The eye-straining joy of discovery familiar to fans of the Where’s Waldo? books is central to Hidden Folks, a new game released this month on Steam and the App Store. Players click around hand-drawn landscapes including bustling suburbs and cactus-dotted deserts to try to find specific characters, like Newton, who waits under a tree for you to trigger an apple to fall on his head, or elusive objects, like a tiny lizard that “is so well camouflaged it often loses itself.”
Designed by Adriaan de Jongh and illustrated by Sylvain Tegroeg, the black-and-white, sketched, scanned, and animated scenes have an added homespun feel thanks to the soundtrack, which is all mouth-made noises that would likely please the ears of Bobby McFerrin. A crocodile lets out a muttering bellow when clicked, while a peacock has a soft “woo” and fans its tail, and a cheery “bling” voice rewards clicking on the sought-after object. The people, creatures, and odd objects are listed below the landscape, with small hints on their locations. Levels get progressively more dense and complicated as you go, culminating in a frenetic laboratory. Some stages have yet to be released, so although the game is relatively short at the moment, with just 14 levels, it will soon expand.
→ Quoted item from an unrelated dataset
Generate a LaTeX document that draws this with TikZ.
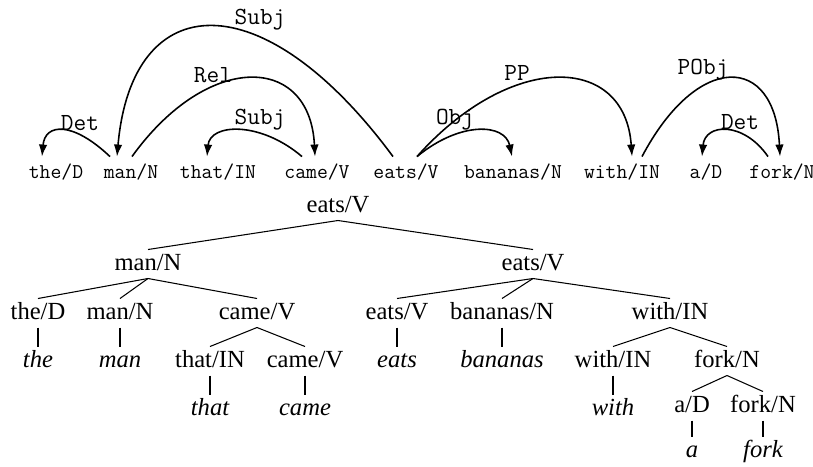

I played Hidden Folks on my iPhone, which has a vertical interface that you zoom over. I imagine the game is smoother on an iPad or desktop computer, where the clean lines in the panoramas of forests, campgrounds, and desert music festivals would make it easier to explore the 200 different interactions, whether peeling back tent flaps or pestering hissing snakes. It’s a game with a simple idea — point and click and find the hidden “folks” — so there’s not a lot of replay value. But it’s an artful use of hand-drawn illustration in an interactive format.